Recordemos el tan sonado caso de un libro que cambiaría la historia de la religión y la ciencia, un pequeño tratado que nace de algo tan voyeur como ver a través de un telescopio: el libro se llama Sidereus Nunciuso en castellano para aquellos pobres que no hablan latín, “El Mensajero Sideral” (si usted piensa que es un locutor de alguna estación de radio de nombre similar, por favor abandone la lectura de este artículo y regrese a primero de primaria. De nada).

Este libro, que no es otra cosa que una libreta de notas y observaciones de un tal Galileo Galilei, demostraba que la tierra no es el centro del universo tirando por los suelos la teoría ridículorreligiosa llamada Heliocentrismo, motivando así un tribunal de Santo Oficio para juzgar al autor y terminando en la prohibición de tal publicación, así como de otros tres que el autor utilizó como referencia. Mi iglesia católica, tan bella ella y “sin embargo se mueve”.

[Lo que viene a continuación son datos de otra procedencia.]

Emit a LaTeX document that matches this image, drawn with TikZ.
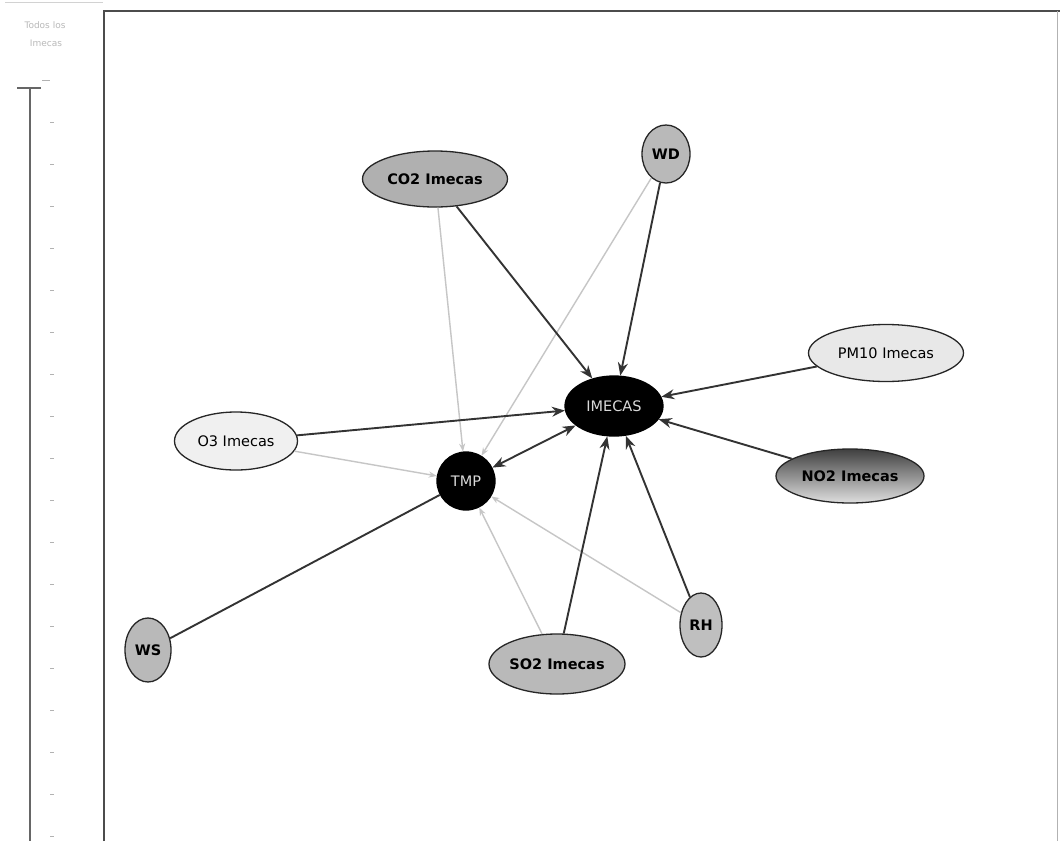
\documentclass[tikz,border=0pt]{standalone}
\usepackage{fontspec}
\setsansfont{DejaVu Sans}
\usetikzlibrary{shapes.geometric,arrows.meta}
\tikzset{
  nd/.style={ellipse, draw=black!85, line width=1.3pt, inner sep=0pt,
    font=\sffamily\bfseries\fontsize{14.5}{14.5}\selectfont, text=black},
  ndl/.style={nd, font=\sffamily\fontsize{14.5}{14.5}\selectfont},
  hub/.style={ellipse, draw=black, line width=1.3pt, fill=black, inner sep=0pt,
    text=gray!30, font=\sffamily\fontsize{14.5}{14.5}\selectfont},
  dk/.style={draw=black!80, line width=1.9pt, -{Stealth[length=13pt,width=10pt]}},
  lt/.style={draw=gray!45, line width=1.4pt, -{Stealth[length=8pt,width=6pt]}},
  frame/.style={draw=black!70, line width=1.5pt},
  tick/.style={draw=gray!60, line width=0.9pt}
}
\begin{document}
\begin{tikzpicture}[x=1pt,y=-1pt]
\useasboundingbox (0,0) rectangle (1060,841);
\fill[white] (0,0) rectangle (1060,841);
% left panel
\draw[gray!35, line width=0.8pt] (5,2) -- (103,2);
\node[font=\sffamily\fontsize{9}{9}\selectfont, text=gray!55] (t1) at (45,25) {Todos los};
\node[font=\sffamily\fontsize{9}{9}\selectfont, text=gray!55] (t2) at (46,43) {Imecas};
\draw[frame, draw=black!60] (30,88) -- (30,841);
\draw[frame, draw=black!60] (17,88) -- (41,88);
\draw[tick] (42,80) -- (50,80);
\foreach \yy in {122,164,...,838} { \draw[tick] (50,\yy) -- (54,\yy); }
% frame
\draw[frame] (104,841) -- (104,11) -- (1060,11);
\draw[gray!60, line width=1pt] (1057,11) -- (1057,841);
% nodes
\node[hub, minimum width=98pt, minimum height=60pt] (IM) at (614,406) {IMECAS};
\node[hub, circle, minimum size=58pt] (TMP) at (466,481) {TMP};
\node[nd, fill=gray!62, minimum width=145pt, minimum height=56pt] (CO2) at (435,179) {CO2 Imecas};
\node[nd, fill=gray!55, minimum width=48pt, minimum height=58pt] (WD) at (666,154) {WD};
\node[ndl, fill=gray!18, minimum width=155pt, minimum height=57pt] (PM10) at (886,353) {PM10 Imecas};
\node[nd, top color=black!75, bottom color=gray!25, minimum width=148pt, minimum height=54pt] (NO2) at (850,476) {NO2 Imecas};
\node[ndl, fill=gray!12, minimum width=123pt, minimum height=58pt] (O3) at (236,441) {O3 Imecas};
\node[nd, fill=gray!55, minimum width=46pt, minimum height=64pt] (WS) at (148,650) {WS};
\node[nd, fill=gray!55, minimum width=136pt, minimum height=60pt] (SO2) at (557,664) {SO2 Imecas};
\node[nd, fill=gray!50, minimum width=42pt, minimum height=64pt] (RH) at (701,625) {RH};
% light edges into TMP
\draw[lt] (CO2) -- (TMP);
\draw[lt] (WD) -- (TMP);
\draw[lt] (O3) -- (TMP);
\draw[lt] (SO2) -- (TMP);
\draw[lt] (RH) -- (TMP);
% dark edges into IMECAS
\draw[dk] (CO2) -- (IM);
\draw[dk] (WD) -- (IM);
\draw[dk] (PM10) -- (IM);
\draw[dk] (NO2) -- (IM);
\draw[dk] (RH) -- (IM);
\draw[dk] (SO2) -- (IM);
\draw[dk] (O3) -- (IM);
\draw[dk, {Stealth[length=13pt,width=10pt]}-{Stealth[length=13pt,width=10pt]}] (TMP) -- (IM);
\draw[dk, -] (WS) -- (TMP);
\end{tikzpicture}
\end{document}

Las razones políticas se derivan de las razones religiosas, los comunistas tenían prohibido leer libros de occidente; y los capitalistas tenían prohibido entender el comunismo, ya saben, en bandos polarizados pierda la cultura y gana la industria armamentista. Ya, eso fue la Guerra Fría en resumidas cuentas, les ahorré descargar el artículo del Rincón del Vago o la Wikipedia.

Otro caso de prohibición por razones políticas fue Mi lucha, de Hitler. El famoso manual de la ideología fascista nacional socialista , tres términos políticos que sólo cabían en la mente de Adolfito. El borrador de la obra fue un manuscrito mal redactado con los pilares del nazismo que le dio forma Rudolf Hess, obteniendo a cambio una obra política con trazas neopaganas y altamente peligrosa para la vida de los judíos.

Al final de la Segunda Guerra Mundial las propiedades de Hitler pasaron al estado de Baviera y su libro también, donde fue prohibida su reproducción, algo que termina en diciembre de 2015 donde se podrá adquirir nuevamente en el país bávaro. Estados Unidos no lo tiene prohibido y se lee fecundamente en los grupos radicales sureños como el KKK, los mismos que cuestionan la evolución y enseñan creacionismo en las escuelas… God Bless America.

El arte de prohibir la palabra
Ser escritor, ser poeta, ser libre pensador, un libertino – entender que ser uno no lo convierte ipso facto en lo otro – no siempre ha sido algo fácil de ejercer. Las vanguardias han sido las más menospreciadas por el pensamiento conservador, que aunque usted no lo crea, también enquista la academia de letras y artes en general.

Prohibir libros no se circunscribe a la edición de obras existentes. Es un llamado de atención a los autores activos sobre qué no escribir. Prohibir significa censurar y la censura afecta más a los creadores que a los consumidores de arte o literatura, porque si no se hace, simplemente no se conoce. Sencillo: el mejor libro para los censores es aquel que no se escribe, que el autor silencia o aborta en su mente y no lo gesta, no lo pare y no lo saca a la luz. La censura es el anticonceptivo de las ideas y tomarlo, es una decisión personal.

Cierro esto haciendo un listado de aquellos escritores que se sobrepusieron a ese cinturón de castidad mental. Muchísimas gracias Charles Darwin, Lewis Carroll, Cervantes, Boccaccio, D.H. Lawrence, Boris Pasternak, todos los poetas rusos muertos por la dictadura stalinista, George Orwell, Shakespeare, James Joyce, Marqués de Sade, los escritores beatniks, los suicidas japoneses, las inglesas victorianas, los simbolistas franceses, Edgar Allan Poe, los dandis latinoamericanos, los borrachos como Bukowski. Estuardo Prado en Guatemala.

Todos ellos, antenas del universo creativo y del hondo abismo que somos los humanos.